Cantonné à un rôle purement consultatif dans le dossier du transfert des données de passagers aériens vers les Etats-Unis, le parlement européen avait joué sa dernière carte auprès de la Cour de justice des Communautés européennes. Dans un arrêt du 30 mai 2006, la Cour vient de donner raison aux parlementaires en annulant les décisions de la Commission et du Conseil européens.

Suite aux événements du 11 septembre 2001, les autorités américaines avaient imposé aux compagnies aériennes étrangères desservant les Etats-Unis de fournir leurs données de réservation des passagers aériens, faute de quoi elles pouvaient se voir interdire le droit d’atterrir aux Etats-Unis. Or, ce transfert transatlantique de données est contraire au droit communautaire, dans la mesure où les Etats-Unis n’assurent pas un niveau de protection adéquat à celui de la directive du 24 octobre 1995 relative aux données personnelles. Pour rendre légal un tel flux, la directive a prévu la possibilité pour la Commission européenne de prendre une décision d’adéquation. Ce qu’elle a fait le 14 mai 2004, malgré les protestations des parlementaires européens qui estimaient que les Etats-Unis ne réunissaient pas les conditions requises par la directive.

Dans son arrêt, la Cour ne s’est pas prononcée sur le caractère adéquat de la législation américaine mais sur la compétence de la Commission. Son pouvoir en la matière se fonde sur l’article 3 de la directive. Or, indique la Cour, les traitements ayant pour objet la sécurité ou la défense sont exclus du champ de ce texte. La lutte contre le terrorisme, finalité du transfert des données de passagers, ne relève donc pas de son champ d’application. En conséquence, la décision d’adéquation de la Commission est annulée. L’est aussi, pour les mêmes raisons, la décision du Conseil européen du 17 mai 2004 qui avait approuvé la conclusion d’un accord entre la Communauté européenne et les Etats-Unis pour donner une base légale au dispositif.

A l’époque des négociations entre l’administration américaine et la Commission européenne, les Etats membres de l’UE s’étaient faits très discrets malgré les protestations des autorités de contrôle nationales dont la Cnil. Certains Etats européens souhaitaient, en effet, disposer eux aussi des données de réservation des transporteurs aériens. La France a d’ailleurs voté la loi relative à la lutte contre le terrorisme (loi du 23 janvier 2006) qui autorise le ministère de l’Intérieur à effectuer des traitements de données à partir de celles des transporteurs aériens.

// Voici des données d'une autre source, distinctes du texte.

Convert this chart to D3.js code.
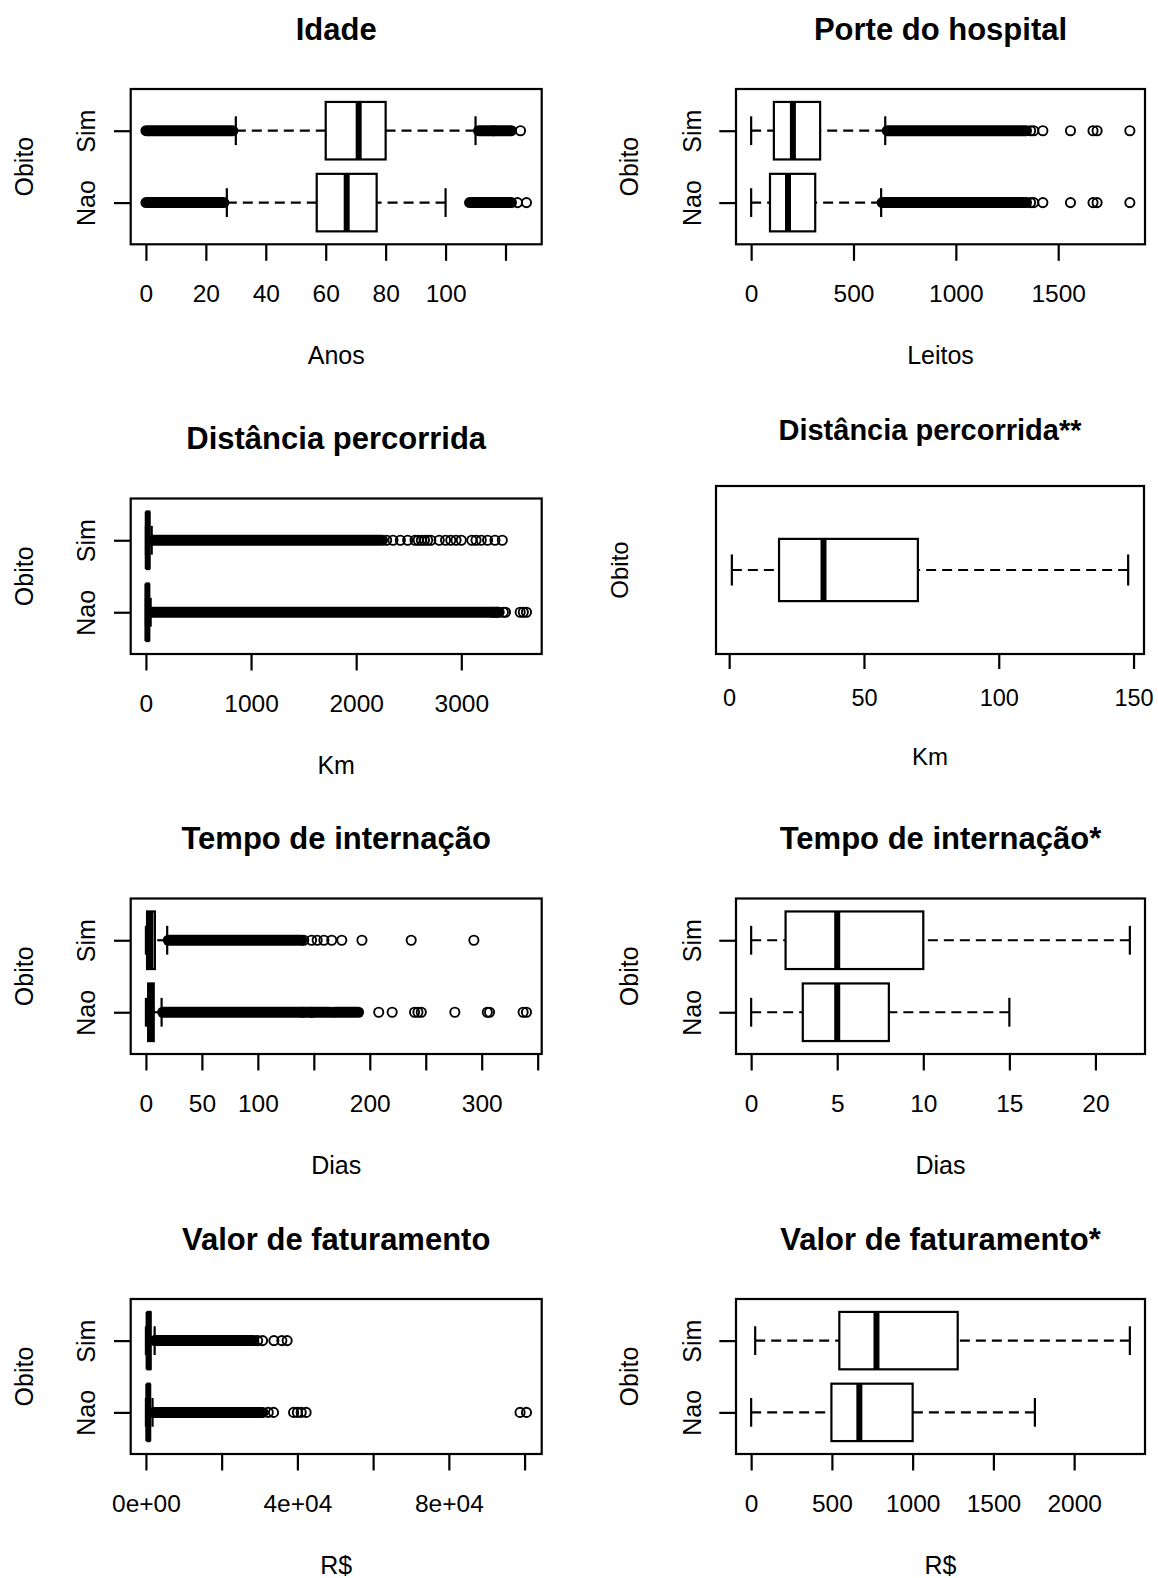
<!DOCTYPE html>
<html>
<head>
<meta charset="utf-8">
<script src="https://cdn.jsdelivr.net/npm/d3@7"></script>
<style>
  body { margin: 0; background: #ffffff; }
  svg { display: block; font-family: "Liberation Sans", Arial, sans-serif; }
</style>
</head>
<body>
<div id="d3-chart-wrapper"></div>
<script>
/**
 * Data (stats = [lower whisker, Q1, median, Q3, upper whisker])
 * runs = stretches of outliers so dense that the circles merge
 */
const groups = ["Nao", "Sim"];

// Idade
const idadeSim = [30, 60, 71, 80, 110];
const idadeNao = [27, 57, 67, 77, 100];
const idadeSimRuns = [[0, 29], [111, 122]];
const idadeNaoRuns = [[0, 26], [108, 122]];
const idadeSimOut = [116, 125];
const idadeNaoOut = [124, 127];
const idadeTicks = [0, 20, 40, 60, 80, 100, 120];
const idadeLabels = ["0", "20", "40", "60", "80", "100", ""];

// Porte do hospital
const leitosSim = [0, 111, 204, 337, 655];
const leitosNao = [0, 92, 180, 313, 635];
const leitosSimRuns = [[665, 1345]];
const leitosNaoRuns = [[640, 1345]];
const leitosSimOut = [1365, 1380, 1425, 1560, 1670, 1690, 1850];
const leitosNaoOut = [1365, 1380, 1425, 1560, 1670, 1690, 1850];
const leitosTicks = [0, 500, 1000, 1500];
const leitosLabels = ["0", "500", "1000", "1500"];

// Distancia percorrida
const kmSim = [0, 8, 17, 30, 55];
const kmNao = [0, 6, 14, 26, 45];
const kmSimRuns = [[57, 2250]];
const kmNaoRuns = [[47, 3360]];
const kmSimOut = [2290, 2350, 2420, 2490, 2560, 2590, 2620, 2650, 2680, 2710,
  2790, 2850, 2900, 2950, 3000, 3100, 3140, 3190, 3250, 3320, 3390];
const kmNaoOut = [3300, 3340, 3400, 3420, 3560, 3590, 3620];
const kmTicks = [0, 1000, 2000, 3000];
const kmLabels = ["0", "1000", "2000", "3000"];

// Distancia percorrida**
const kmSub = [1, 18.5, 35, 70, 148];
const kmSubTicks = [0, 50, 100, 150];
const kmSubLabels = ["0", "50", "100", "150"];

// Tempo de internacao
const diasSim = [0, 1, 4, 8, 19];
const diasNao = [0, 2, 4, 7, 14];
const diasSimRuns = [[20, 139]];
const diasNaoRuns = [[15, 164], [169, 190]];
const diasSimOut = [141, 148, 153, 159, 166, 175, 193, 237, 293];
const diasNaoOut = [140, 148, 167, 208, 220, 240, 243, 246, 276, 305, 307, 337, 340];
const diasTicks = [0, 50, 100, 150, 200, 250, 300, 350];
const diasLabels = ["0", "50", "100", "", "200", "", "300", ""];

// Tempo de internacao*
const diasSubSim = [0, 2, 5, 10, 22];
const diasSubNao = [0, 3, 5, 8, 15];
const diasSubTicks = [0, 5, 10, 15, 20];
const diasSubLabels = ["0", "5", "10", "15", "20"];

// Valor de faturamento
const valorSim = [0, 450, 700, 1200, 2300];
const valorNao = [0, 420, 620, 950, 1750];
const valorSimRuns = [[2350, 28500]];
const valorNaoRuns = [[1800, 30900]];
const valorSimOut = [29500, 30800, 33800, 35900, 37300];
const valorNaoOut = [32300, 33700, 39000, 40000, 41000, 42300, 98800, 100500];
const valorTicks = [0, 20000, 40000, 60000, 80000, 100000];
const valorLabels = ["0e+00", "", "4e+04", "", "8e+04", ""];

// Valor de faturamento*
const valorSubSim = [25, 546, 776, 1279, 2345];
const valorSubNao = [0, 497, 670, 1000, 1757];
const valorSubTicks = [0, 500, 1000, 1500, 2000];
const valorSubLabels = ["0", "500", "1000", "1500", "2000"];

/**
 * Basic Settings
 */
const canvasWidth = 1158;
const canvasHeight = 1578;

const leftCol = [130.7, 541.7];
const rightCol = [736, 1145];
const rows = [[89, 244.3], [498.5, 654], [898.5, 1054], [1299, 1454]];

const normal = { titleSize: 31, titleGap: 49.5, tickSize: 24.5, tickLen: 16.5, tickText: 57.5,
  labelSize: 25, labelGap: 120, yLabelGap: 98 };
const small = { titleSize: 29, titleGap: 46, tickSize: 23.5, tickLen: 15, tickText: 52,
  labelSize: 24, labelGap: 110.5, yLabelGap: 88.4 };

function two(sim, nao, simRuns, naoRuns, simOut, naoOut) {
  return [
    { stats: nao, runs: naoRuns || [], out: naoOut || [] },
    { stats: sim, runs: simRuns || [], out: simOut || [] }
  ];
}

const panels = [
  { title: "Idade", xlab: "Anos", x: leftCol, y: rows[0], f: normal,
    series: two(idadeSim, idadeNao, idadeSimRuns, idadeNaoRuns, idadeSimOut, idadeNaoOut),
    ticks: idadeTicks, labels: idadeLabels },
  { title: "Porte do hospital", xlab: "Leitos", x: rightCol, y: rows[0], f: normal,
    series: two(leitosSim, leitosNao, leitosSimRuns, leitosNaoRuns, leitosSimOut, leitosNaoOut),
    ticks: leitosTicks, labels: leitosLabels },
  { title: "Distância percorrida", xlab: "Km", x: leftCol, y: rows[1], f: normal,
    series: two(kmSim, kmNao, kmSimRuns, kmNaoRuns, kmSimOut, kmNaoOut),
    ticks: kmTicks, labels: kmLabels },
  { title: "Distância percorrida**", xlab: "Km", x: [716, 1144], y: [486, 654], f: small,
    series: [{ stats: kmSub, runs: [], out: [] }], noGroups: true,
    ticks: kmSubTicks, labels: kmSubLabels },
  { title: "Tempo de internação", xlab: "Dias", x: leftCol, y: rows[2], f: normal,
    series: two(diasSim, diasNao, diasSimRuns, diasNaoRuns, diasSimOut, diasNaoOut),
    ticks: diasTicks, labels: diasLabels },
  { title: "Tempo de internação*", xlab: "Dias", x: rightCol, y: rows[2], f: normal,
    series: two(diasSubSim, diasSubNao),
    ticks: diasSubTicks, labels: diasSubLabels },
  { title: "Valor de faturamento", xlab: "R$", x: leftCol, y: rows[3], f: normal,
    series: two(valorSim, valorNao, valorSimRuns, valorNaoRuns, valorSimOut, valorNaoOut),
    ticks: valorTicks, labels: valorLabels },
  { title: "Valor de faturamento*", xlab: "R$", x: rightCol, y: rows[3], f: normal,
    series: two(valorSubSim, valorSubNao),
    ticks: valorSubTicks, labels: valorSubLabels }
];

const svg = d3.select("#d3-chart-wrapper")
  .append("svg")
  .attr("width", canvasWidth)
  .attr("height", canvasHeight)
  .style("background", "#ffffff");

panels.forEach(drawPanel);

/**
 * Draw one boxplot panel (R style)
 */
function drawPanel(p) {
  const g = svg.append("g");
  const f = p.f;
  const [x0, x1] = p.x;
  const [y0, y1] = p.y;
  const n = p.series.length;

  // x range = data range + 4% on each side, like R
  const all = [];
  p.series.forEach(function(s) {
    all.push(...s.stats, ...s.out);
    s.runs.forEach(r => all.push(...r));
  });
  const ext = d3.extent(all);
  const pad = (ext[1] - ext[0]) * 0.04;
  const xScale = d3.scaleLinear()
    .domain([ext[0] - pad, ext[1] + pad])
    .range([x0, x1]);

  const yScale = d3.scaleLinear()
    .domain([0.5 - 0.04 * n, n + 0.5 + 0.04 * n])
    .range([y1, y0]);

  const boxHalf = n === 1 ? 0.2 : 0.4;
  const capHalf = boxHalf / 2;

  p.series.forEach(function(s, i) {
    const pos = i + 1;
    const cy = yScale(pos);
    const [lw, q1, med, q3, uw] = s.stats;
    const sg = g.append("g");

    // whiskers (dash pattern starts at the whisker end)
    [[lw, q1], [uw, q3]].forEach(function(w) {
      sg.append("line")
        .attr("x1", xScale(w[0])).attr("x2", xScale(w[1]))
        .attr("y1", cy).attr("y2", cy)
        .attr("stroke", "#000")
        .attr("stroke-width", 2.2)
        .attr("stroke-dasharray", "10,6");
    });
    [lw, uw].forEach(function(v) {
      sg.append("line")
        .attr("x1", xScale(v)).attr("x2", xScale(v))
        .attr("y1", yScale(pos - capHalf)).attr("y2", yScale(pos + capHalf))
        .attr("stroke", "#000")
        .attr("stroke-width", 2.2);
    });

    // box
    sg.append("rect")
      .attr("x", xScale(q1))
      .attr("y", yScale(pos + boxHalf))
      .attr("width", xScale(q3) - xScale(q1))
      .attr("height", yScale(pos - boxHalf) - yScale(pos + boxHalf))
      .attr("fill", "#fff")
      .attr("stroke", "#000")
      .attr("stroke-width", 2.2);

    sg.append("line")
      .attr("x1", xScale(med)).attr("x2", xScale(med))
      .attr("y1", yScale(pos + boxHalf)).attr("y2", yScale(pos - boxHalf))
      .attr("stroke", "#000")
      .attr("stroke-width", 6);

    // dense outliers
    sg.selectAll(".run")
      .data(s.runs)
      .enter()
      .append("line")
      .attr("class", "run")
      .attr("x1", d => xScale(d[0]))
      .attr("x2", d => xScale(d[1]))
      .attr("y1", cy).attr("y2", cy)
      .attr("stroke", "#000")
      .attr("stroke-width", 11)
      .attr("stroke-linecap", "round");

    // single outliers
    sg.selectAll(".out")
      .data(s.out)
      .enter()
      .append("circle")
      .attr("class", "out")
      .attr("cx", d => xScale(d))
      .attr("cy", cy)
      .attr("r", 4.6)
      .attr("fill", "none")
      .attr("stroke", "#000")
      .attr("stroke-width", 1.9);
  });

  // frame
  g.append("rect")
    .attr("x", x0).attr("y", y0)
    .attr("width", x1 - x0).attr("height", y1 - y0)
    .attr("fill", "none")
    .attr("stroke", "#000")
    .attr("stroke-width", 2.2);

  /**
   * Axis
   */
  const xAxis = d3.axisBottom(xScale)
    .tickValues(p.ticks)
    .tickFormat((d, i) => p.labels[i])
    .tickSize(f.tickLen)
    .tickSizeOuter(0);

  const ax = g.append("g")
    .attr("transform", "translate(0," + y1 + ")")
    .call(xAxis);
  ax.select(".domain").remove();
  ax.selectAll("line").attr("stroke", "#000").attr("stroke-width", 2.2);
  ax.selectAll("text")
    .attr("y", f.tickText)
    .attr("dy", null)
    .attr("fill", "#000")
    .style("font-size", f.tickSize + "px")
    .style("font-family", "'Liberation Sans', Arial, sans-serif");

  if (!p.noGroups) {
    const yAxis = d3.axisLeft(yScale)
      .tickValues([1, 2])
      .tickFormat(d => groups[d - 1])
      .tickSize(16.7)
      .tickSizeOuter(0);
    const ay = g.append("g")
      .attr("transform", "translate(" + x0 + ",0)")
      .call(yAxis);
    ay.select(".domain").remove();
    ay.selectAll("line").attr("stroke", "#000").attr("stroke-width", 2.2);
    ay.selectAll("text")
      .attr("x", null)
      .attr("dy", null)
      .attr("transform", "translate(-35.5,0) rotate(-90)")
      .attr("text-anchor", "middle")
      .attr("fill", "#000")
      .style("font-size", f.labelSize + "px")
      .style("font-family", "'Liberation Sans', Arial, sans-serif");
  }

  // titles
  g.append("text")
    .attr("x", (x0 + x1) / 2)
    .attr("y", y0 - f.titleGap)
    .attr("text-anchor", "middle")
    .style("font-size", f.titleSize + "px")
    .style("font-weight", "bold")
    .text(p.title);

  g.append("text")
    .attr("x", (x0 + x1) / 2)
    .attr("y", y1 + f.labelGap)
    .attr("text-anchor", "middle")
    .style("font-size", f.labelSize + "px")
    .text(p.xlab);

  g.append("text")
    .attr("transform", "translate(" + (x0 - f.yLabelGap) + "," + ((y0 + y1) / 2) + ") rotate(-90)")
    .attr("text-anchor", "middle")
    .style("font-size", f.labelSize + "px")
    .text("Obito");
}
</script>
</body>
</html>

Pour des « raisons de sécurité juridique et afin de protéger les personnes concernées » nous dit la Cour sans expliquer pourquoi, la décision d’adéquation de la Commission continuera de produire des effets jusqu’au 30 septembre 2006. On peut, par ailleurs, s’attendre à ce que les négociations pour un accord international au niveau de l’Organisation de l’aviation civile internationale (OACI) soient accélérées.